Produits pétroliers : le Cameroun perd 8 milliards de recettes douanières par mois pour éviter la hausse des prix

REUTERS / Juda Ngwenya / File Photo Une vue générale du projet gazier de Sasol à Temane, dans la province d'Inhambane, au Mozambique, le 1er juin 2004.

Depuis la décision du ministre des Finances du 29 avril 2022 fixant respectivement à 327 169 FCFA, 314 591 FCFA et 342 933 FCFA par tonne métrique les valeurs douanières à l’importation du super, du gasoil et du pétrole lampant, carburéacteur et essence destinée à l’aviation, le Cameroun perd 8 milliards de FCFA de recettes douanières chaque mois. Ce qui, en 2022, correspond à une enveloppe totale de 72 milliards de FCFA sur les neuf mois suivant la décision de Louis Paul Motazé.

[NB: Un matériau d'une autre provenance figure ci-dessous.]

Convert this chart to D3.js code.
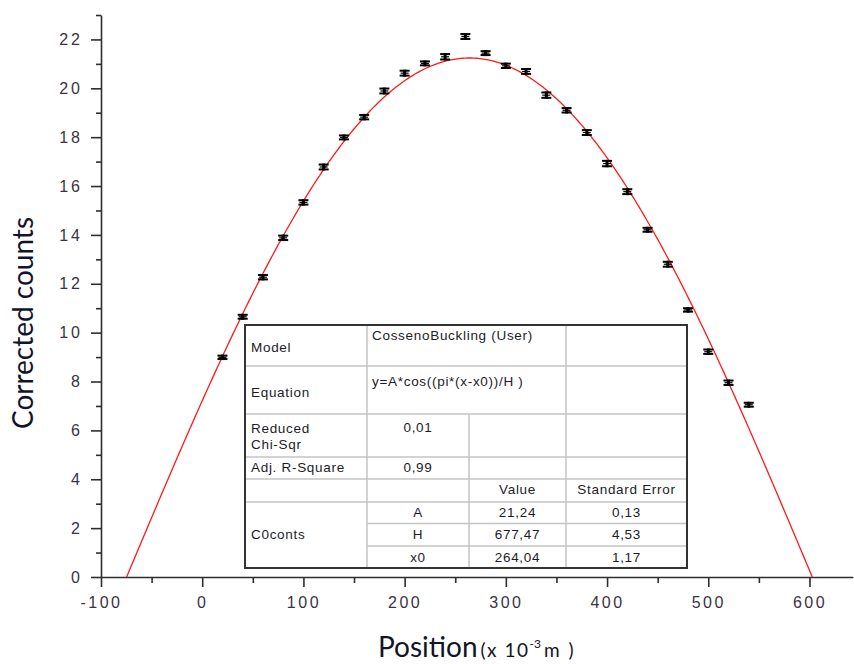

À en croire la direction générale de la douane du ministère des Finances, qui vient de révéler ces chiffres, une note visant à proroger la mise en œuvre de cette décision en ce début d’année 2023 est actuellement en examen. Au demeurant, si celle-ci est prorogée pour le début de l’année 2023, le gouvernement pourrait bien y surseoir en cours d’année, si l’on s’en tient au discours de fin d’année du chef de l’État. « Il est de plus en plus évident que notre pays, comme bien d’autres en Afrique et ailleurs, ne pourra pas indéfiniment échapper à un réajustement des prix des produits pétroliers, si nous voulons préserver nos équilibres budgétaires et poursuivre sereinement la mise en œuvre de notre politique de développement », a prévenu Paul Biya.

En effet, prise « dans le contexte d’augmentation inédite du coût du baril de pétrole (Brent) sur le marché international », la mesure du ministre des Finances du 29 avril 2022 consacre une réduction des valeurs imposables des produits pétroliers, dont les corollaires sont la baisse des tarifs douaniers à payer par les importateurs et le soutien à la subvention colossale de l’État, qui permet d’éviter une augmentation des prix des produits pétroliers à la pompe. Officiellement, cette subvention a atteint une enveloppe record de près 700 milliards de FCFA en 2022 pour les produits blancs (super, gasoil et pétrole lampant) et 75 milliards de FCFA pour le gaz domestique. Autant de ressources financières qui plombent l’équilibre budgétaire de l’État et, selon le FMI, auraient pu contribuer à réaliser d’importants projets d’investissements publics.

Incendie à la Sonara

Pour rappel, depuis l’incendie de la Sonara (mai 2019), l’unique raffinerie de pétrole du pays, le Cameroun importe tous les produits raffinés consommés sur son territoire. À la faveur de cette mutation dans l’approvisionnement du marché en produits pétroliers finis, le prix d’équilibre est tombé de 55 à 40 dollars, selon les simulations faites par la Caisse de stabilisation des prix des hydrocarbures (CSPH). C’est-à-dire que, lorsque les cours mondiaux vont au-delà, les prix actuels pratiqués à la pompe engendrent des pertes qui doivent être compensées par l’État.

Fort de cette réalité, a-t-on appris le 30 mars 2022 du ministre du Commerce, Luc Magloire Mbarga Atangana, le prix d’un litre de super revient à 1016 FCFA, alors qu’il continue d’être vendu sur le marché local à 630 FCFA. Le litre de gasoil devrait normalement coûter 1027 FCFA, contre 575 FCFA dans la pratique. Celui du pétrole lampant devrait revenir à 849 FCFA, mais est stabilisé à 350 F à la pompe. Par ailleurs, une bouteille de 12 kg de gaz domestique devrait être vendue à 13 277 FCFA, mais est cédée aux ménages à 6 500 FCFA.

Pour maintenir cette situation inchangée tout au long de l’année 2022 en ce début d’année 2023, dans le contexte international actuel, l’État subventionne la consommation des produits pétroliers. C’est pour éviter une explosion de cette subvention, à un niveau qui imposerait à l’État une revalorisation des prix à la pompe pour ne pas asphyxier le Trésor public, que depuis avril 2022 le gouvernement a revu à la baisse les valeurs imposables applicables à l’importation des produits pétroliers raffinés, se privant ainsi d’importantes recettes.